Two chalk loomweights from the Iron Age settlement at North Foreland, Broadstairs.

The loom weights were found in the upper fills of  the pit, among pottery dating to the middle Iron Age.  Other domestic waste in the pit fill included animal bone, marine shells, flint, daub, charcoal, and burnt and charred grain and chaff from species such as oats, barley, wheat and spelt.

The loomweights were carved from chalk, which may have been picked up from the coast nearby. The weights may not have been used before they were dumped in the pit with the other rubbish. One weight was certainly unfinished as the hole in the centre did not penetrate all the way through the chalk and must have abandoned while it was still being worked on.
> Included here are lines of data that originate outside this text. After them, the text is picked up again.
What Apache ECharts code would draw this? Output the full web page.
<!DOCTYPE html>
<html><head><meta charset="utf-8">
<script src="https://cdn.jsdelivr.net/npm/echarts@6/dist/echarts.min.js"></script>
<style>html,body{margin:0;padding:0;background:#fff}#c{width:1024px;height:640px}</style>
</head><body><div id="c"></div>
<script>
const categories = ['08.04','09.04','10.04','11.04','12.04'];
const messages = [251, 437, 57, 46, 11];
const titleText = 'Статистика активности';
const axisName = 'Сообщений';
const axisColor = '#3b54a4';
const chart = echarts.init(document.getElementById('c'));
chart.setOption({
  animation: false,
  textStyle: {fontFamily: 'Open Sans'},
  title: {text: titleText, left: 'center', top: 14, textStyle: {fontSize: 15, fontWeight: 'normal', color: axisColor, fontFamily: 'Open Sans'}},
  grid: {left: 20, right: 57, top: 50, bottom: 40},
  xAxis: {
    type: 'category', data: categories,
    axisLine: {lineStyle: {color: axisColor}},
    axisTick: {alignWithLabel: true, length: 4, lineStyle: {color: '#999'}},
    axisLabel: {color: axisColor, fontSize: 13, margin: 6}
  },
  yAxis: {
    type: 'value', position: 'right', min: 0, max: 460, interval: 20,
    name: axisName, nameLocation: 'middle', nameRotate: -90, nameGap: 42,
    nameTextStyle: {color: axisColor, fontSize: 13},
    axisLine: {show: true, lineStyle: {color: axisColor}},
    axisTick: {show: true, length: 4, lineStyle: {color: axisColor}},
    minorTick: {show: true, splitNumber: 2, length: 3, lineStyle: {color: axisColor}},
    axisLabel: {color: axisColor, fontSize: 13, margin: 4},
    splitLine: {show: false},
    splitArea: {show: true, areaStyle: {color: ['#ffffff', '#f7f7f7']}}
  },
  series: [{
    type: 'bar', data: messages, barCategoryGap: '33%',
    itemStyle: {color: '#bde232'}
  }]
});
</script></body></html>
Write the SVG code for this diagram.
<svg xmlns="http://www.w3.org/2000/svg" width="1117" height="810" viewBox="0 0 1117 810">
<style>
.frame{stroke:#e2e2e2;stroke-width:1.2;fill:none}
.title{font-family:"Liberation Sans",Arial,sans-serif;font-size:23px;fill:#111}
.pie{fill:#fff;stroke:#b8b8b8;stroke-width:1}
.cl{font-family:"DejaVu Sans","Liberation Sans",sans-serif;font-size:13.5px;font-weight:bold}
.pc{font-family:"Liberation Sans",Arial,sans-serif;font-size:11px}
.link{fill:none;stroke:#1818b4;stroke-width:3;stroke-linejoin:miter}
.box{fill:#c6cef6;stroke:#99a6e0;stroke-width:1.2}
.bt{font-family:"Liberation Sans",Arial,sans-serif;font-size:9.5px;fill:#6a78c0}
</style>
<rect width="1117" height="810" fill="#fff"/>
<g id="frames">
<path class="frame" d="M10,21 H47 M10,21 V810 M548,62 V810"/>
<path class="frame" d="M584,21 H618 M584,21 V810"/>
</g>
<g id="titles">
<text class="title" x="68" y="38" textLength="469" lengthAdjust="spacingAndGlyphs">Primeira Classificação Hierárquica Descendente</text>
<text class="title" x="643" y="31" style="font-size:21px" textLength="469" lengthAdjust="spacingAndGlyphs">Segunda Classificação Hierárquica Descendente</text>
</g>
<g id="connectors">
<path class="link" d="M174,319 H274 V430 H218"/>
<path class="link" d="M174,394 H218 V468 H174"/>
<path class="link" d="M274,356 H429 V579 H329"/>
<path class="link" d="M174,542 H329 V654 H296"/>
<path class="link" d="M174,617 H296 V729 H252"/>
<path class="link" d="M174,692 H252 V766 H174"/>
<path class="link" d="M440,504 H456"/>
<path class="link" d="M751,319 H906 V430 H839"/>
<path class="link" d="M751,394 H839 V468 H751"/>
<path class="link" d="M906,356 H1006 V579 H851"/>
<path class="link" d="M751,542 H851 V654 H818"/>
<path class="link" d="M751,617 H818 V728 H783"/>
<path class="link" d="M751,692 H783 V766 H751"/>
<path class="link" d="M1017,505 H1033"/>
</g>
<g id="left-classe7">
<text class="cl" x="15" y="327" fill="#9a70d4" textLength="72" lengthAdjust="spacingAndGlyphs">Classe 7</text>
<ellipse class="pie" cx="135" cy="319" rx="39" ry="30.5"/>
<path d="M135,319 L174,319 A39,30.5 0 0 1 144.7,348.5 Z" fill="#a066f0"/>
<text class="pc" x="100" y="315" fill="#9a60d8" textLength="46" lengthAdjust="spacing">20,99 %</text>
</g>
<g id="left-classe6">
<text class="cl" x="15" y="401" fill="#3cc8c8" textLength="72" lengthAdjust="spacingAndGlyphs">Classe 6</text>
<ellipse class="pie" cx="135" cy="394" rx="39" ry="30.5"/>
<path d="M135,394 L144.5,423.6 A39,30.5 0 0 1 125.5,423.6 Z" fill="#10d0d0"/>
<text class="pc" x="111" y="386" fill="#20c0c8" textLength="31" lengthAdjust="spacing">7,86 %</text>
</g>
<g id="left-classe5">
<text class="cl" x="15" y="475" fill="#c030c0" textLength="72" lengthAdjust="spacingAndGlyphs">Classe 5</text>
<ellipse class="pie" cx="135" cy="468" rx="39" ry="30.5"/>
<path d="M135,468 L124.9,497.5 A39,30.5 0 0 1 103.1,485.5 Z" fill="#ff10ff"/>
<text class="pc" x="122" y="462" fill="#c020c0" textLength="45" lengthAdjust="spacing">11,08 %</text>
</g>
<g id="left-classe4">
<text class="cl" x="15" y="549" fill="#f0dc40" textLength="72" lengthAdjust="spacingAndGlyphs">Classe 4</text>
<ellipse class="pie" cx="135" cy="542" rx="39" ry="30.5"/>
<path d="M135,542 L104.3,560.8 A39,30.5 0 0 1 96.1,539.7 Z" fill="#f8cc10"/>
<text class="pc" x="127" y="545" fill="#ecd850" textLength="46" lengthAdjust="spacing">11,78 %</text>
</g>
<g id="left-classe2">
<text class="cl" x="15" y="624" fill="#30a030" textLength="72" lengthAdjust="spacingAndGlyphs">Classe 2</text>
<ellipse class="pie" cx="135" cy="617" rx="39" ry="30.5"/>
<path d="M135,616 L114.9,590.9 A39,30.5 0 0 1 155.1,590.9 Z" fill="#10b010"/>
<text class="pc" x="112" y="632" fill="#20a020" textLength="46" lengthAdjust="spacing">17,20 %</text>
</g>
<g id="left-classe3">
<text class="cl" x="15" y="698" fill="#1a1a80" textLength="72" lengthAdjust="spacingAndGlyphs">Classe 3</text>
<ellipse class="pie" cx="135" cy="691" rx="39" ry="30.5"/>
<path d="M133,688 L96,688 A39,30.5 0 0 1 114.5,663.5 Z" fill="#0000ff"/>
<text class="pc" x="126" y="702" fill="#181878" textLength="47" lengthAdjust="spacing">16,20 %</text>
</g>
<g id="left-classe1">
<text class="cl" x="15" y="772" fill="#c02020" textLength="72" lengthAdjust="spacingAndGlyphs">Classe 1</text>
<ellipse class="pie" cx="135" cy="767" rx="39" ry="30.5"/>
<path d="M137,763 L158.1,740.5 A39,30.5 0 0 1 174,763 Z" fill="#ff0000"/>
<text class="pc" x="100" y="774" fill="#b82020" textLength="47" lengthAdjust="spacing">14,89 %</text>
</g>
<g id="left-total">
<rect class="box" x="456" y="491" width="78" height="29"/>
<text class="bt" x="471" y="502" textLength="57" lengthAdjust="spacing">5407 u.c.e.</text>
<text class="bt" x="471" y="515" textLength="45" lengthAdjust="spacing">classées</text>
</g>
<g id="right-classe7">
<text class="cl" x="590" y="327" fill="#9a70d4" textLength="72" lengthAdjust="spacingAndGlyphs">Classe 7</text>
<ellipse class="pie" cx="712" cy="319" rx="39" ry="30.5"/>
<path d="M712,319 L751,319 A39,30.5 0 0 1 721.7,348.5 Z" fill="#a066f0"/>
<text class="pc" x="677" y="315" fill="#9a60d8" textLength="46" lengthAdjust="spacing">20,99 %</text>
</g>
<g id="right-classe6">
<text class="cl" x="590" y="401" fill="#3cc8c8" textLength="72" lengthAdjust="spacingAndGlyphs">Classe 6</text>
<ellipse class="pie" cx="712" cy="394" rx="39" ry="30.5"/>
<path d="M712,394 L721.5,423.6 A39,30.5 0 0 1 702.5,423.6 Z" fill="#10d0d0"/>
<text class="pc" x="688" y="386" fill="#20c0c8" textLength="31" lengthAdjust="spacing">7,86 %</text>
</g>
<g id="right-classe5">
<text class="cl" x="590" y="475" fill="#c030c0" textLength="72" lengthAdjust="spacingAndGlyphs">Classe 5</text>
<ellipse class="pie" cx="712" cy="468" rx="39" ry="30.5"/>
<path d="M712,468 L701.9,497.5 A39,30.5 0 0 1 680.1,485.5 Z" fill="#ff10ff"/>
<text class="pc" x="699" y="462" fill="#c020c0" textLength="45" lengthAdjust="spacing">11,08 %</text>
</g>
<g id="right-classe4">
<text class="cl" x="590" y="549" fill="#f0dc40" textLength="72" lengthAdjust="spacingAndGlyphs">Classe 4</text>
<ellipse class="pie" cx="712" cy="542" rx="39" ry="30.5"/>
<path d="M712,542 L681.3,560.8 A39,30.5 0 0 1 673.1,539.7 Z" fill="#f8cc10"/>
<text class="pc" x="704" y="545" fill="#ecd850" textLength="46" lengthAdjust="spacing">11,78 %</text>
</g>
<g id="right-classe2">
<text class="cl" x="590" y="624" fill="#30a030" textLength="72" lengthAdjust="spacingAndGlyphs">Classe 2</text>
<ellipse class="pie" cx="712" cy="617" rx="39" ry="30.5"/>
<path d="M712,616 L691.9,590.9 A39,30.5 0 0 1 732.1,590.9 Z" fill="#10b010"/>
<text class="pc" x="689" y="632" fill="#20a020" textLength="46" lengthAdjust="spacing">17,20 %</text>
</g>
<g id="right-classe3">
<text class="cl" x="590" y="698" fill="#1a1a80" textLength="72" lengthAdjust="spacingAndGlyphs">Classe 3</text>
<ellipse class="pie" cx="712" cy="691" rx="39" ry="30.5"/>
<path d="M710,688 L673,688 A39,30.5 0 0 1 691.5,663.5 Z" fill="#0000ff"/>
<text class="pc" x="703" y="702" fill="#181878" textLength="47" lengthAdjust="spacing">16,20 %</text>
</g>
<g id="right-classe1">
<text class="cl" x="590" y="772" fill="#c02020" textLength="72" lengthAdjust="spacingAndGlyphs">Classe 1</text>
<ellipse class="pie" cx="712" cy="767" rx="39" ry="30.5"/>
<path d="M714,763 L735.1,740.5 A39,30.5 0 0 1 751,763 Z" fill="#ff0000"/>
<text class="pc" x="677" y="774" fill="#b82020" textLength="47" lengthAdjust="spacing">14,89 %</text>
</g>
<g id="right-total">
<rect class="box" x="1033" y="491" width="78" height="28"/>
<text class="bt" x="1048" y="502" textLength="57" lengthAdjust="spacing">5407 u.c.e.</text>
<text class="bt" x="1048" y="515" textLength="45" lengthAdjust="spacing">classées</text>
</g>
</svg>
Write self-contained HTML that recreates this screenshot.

VM_365 Day 123 Decorated bone or ivory pin from Iron Age burial at North Foreland, Broadstairs.

Bone pin with incised decoration from Iron Age Burial, North Foreland Broadstairs.
Bone pin with incised decoration from Iron Age Burial, North Foreland Broadstairs.

For Day 123 of VM_365 we have an image of a small decorated pin that was found in association with the Iron Age woman who was buried in the grain storage pit at North Foreland, Broadstairs.

The blue glass beads that were near the neck of the burial have been shown in a previous post for VM_365, along with the complicated story of the pit’s primary use and of the things that had later been used to fill it.

At first glance the pin, which was also found in close association with the skeleton, appears to be a much simpler object than the exotic glass beads, but it has a more complex story to tell.

The pin is carved from a piece of dense bone, or possibly ivory. The shaft has been carved to taper toward a point, which has unfortunately broken off.  Close examination of the surface of the shaft reveals fine facets along the length. The whole surface of the pin was polished to a smooth sheen.  At one end the pin was  flattened to form a head and on the side shown in the image the head was decorated with three incised lines.

This object could possibly have been a dress fitting or even a hair pin, another indicator that the woman buried had some status and was not simply thrown in the pit with other unwanted debris.